In fact, the phenomenon of excessive neutral line current is becoming increasingly common nowadays. Why does current still appear on the neutral line when the three-phase loads are balanced, and even reach more than 150% of the phase line current? This is caused by the rectifier circuit.
When the current waveform of the phase lines is a sine wave, if they are 120° out of phase and have the same amplitude, the result of their vector superposition on the neutral line is zero. This is what everyone is familiar with.
But if the currents on the phase lines are pulsed and 120° out of phase, their superposition result on the neutral line is as shown in Figure 2. It can be seen from Figure 3 that the pulsed currents on the neutral line are staggered and cannot cancel each other out. Counting the number of pulsed currents on the neutral line, there are three in one cycle, so the current on the neutral line is the sum of the currents of each phase line. According to the calculation method of effective current value, the current on the neutral line is 1.7 times that of the phase line current.

Since most modern electrical loads are rectifier circuit loads, even with balanced three-phase loads, a large neutral current may occur. Excessive neutral current is highly hazardous, mainly for two reasons: first, the neutral’s cross-sectional area is usually no larger than the phase line’s, so an overcurrent causes overheating; second, no protective devices are on the neutral, so it can’t disconnect like phase lines, creating a huge fire risk.
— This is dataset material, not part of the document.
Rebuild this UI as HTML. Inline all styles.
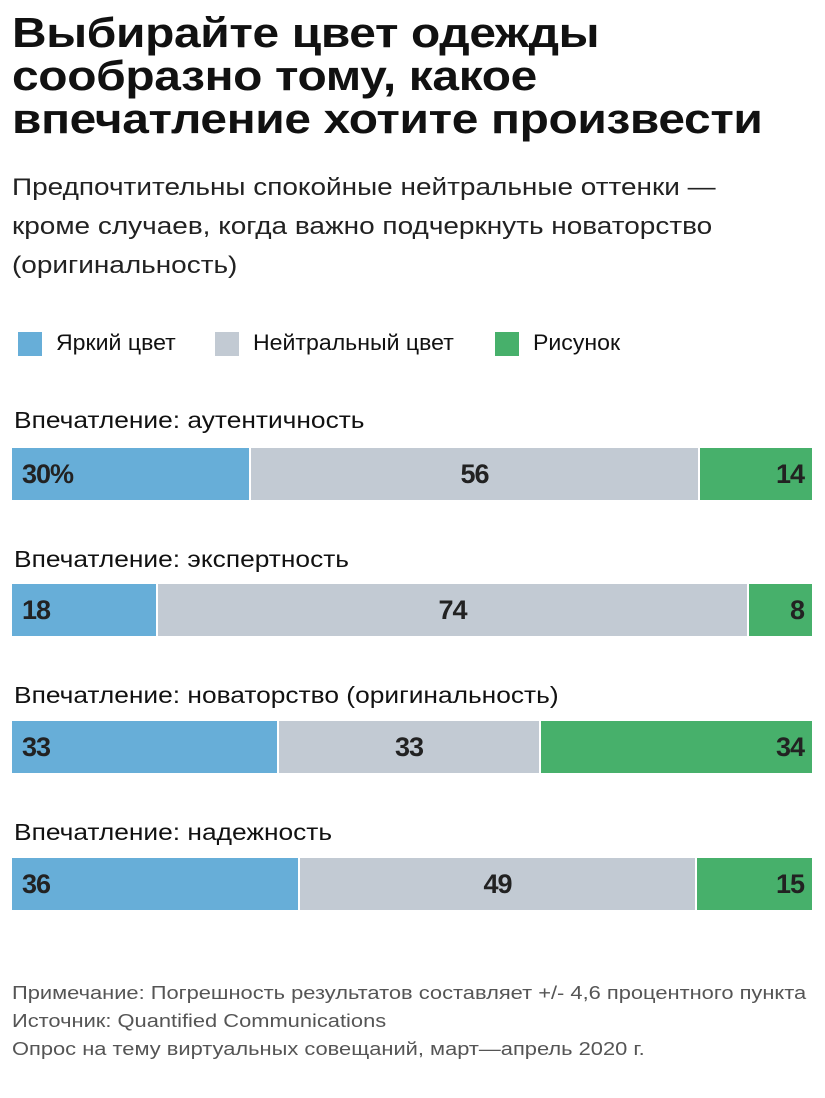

- For three-phase sinusoidal symmetric AC, with balanced loads, phase current vectors (equal magnitude, 120° phase difference) sum to zero, so zero-sequence current is zero.
- With unbalanced loads, unequal current vectors (phase differences not all 120°) give a non-zero sum; the zero-sequence current (unbalanced current) is smaller than any phase current.
- If three-phase loads have non-linear components (e.g., diodes), causing DC and 3rd/6th - order harmonics, zero-sequence current (arithmetic sum of these) may exceed phase current. For example, in a three-phase half-wave rectifier, any phase current is 1/3 of the load current (the zero-sequence current).
- In a three-phase bridge rectifier, current flows in both AC half-cycles (symmetric, balanced across phases), so no DC or 3rd - order harmonics; the three-phase current sum is zero (zero-sequence current = 0).
- In a single-phase bridge rectifier, current flows in both AC half-cycles (symmetric), so no DC or 3rd - order harmonics in the single-phase current.
- If all three-phase loads are single-phase bridge rectifiers, even with imbalance, the three-phase current sum is non-zero (zero-sequence current exists), but the neutral current won’t exceed the phase current.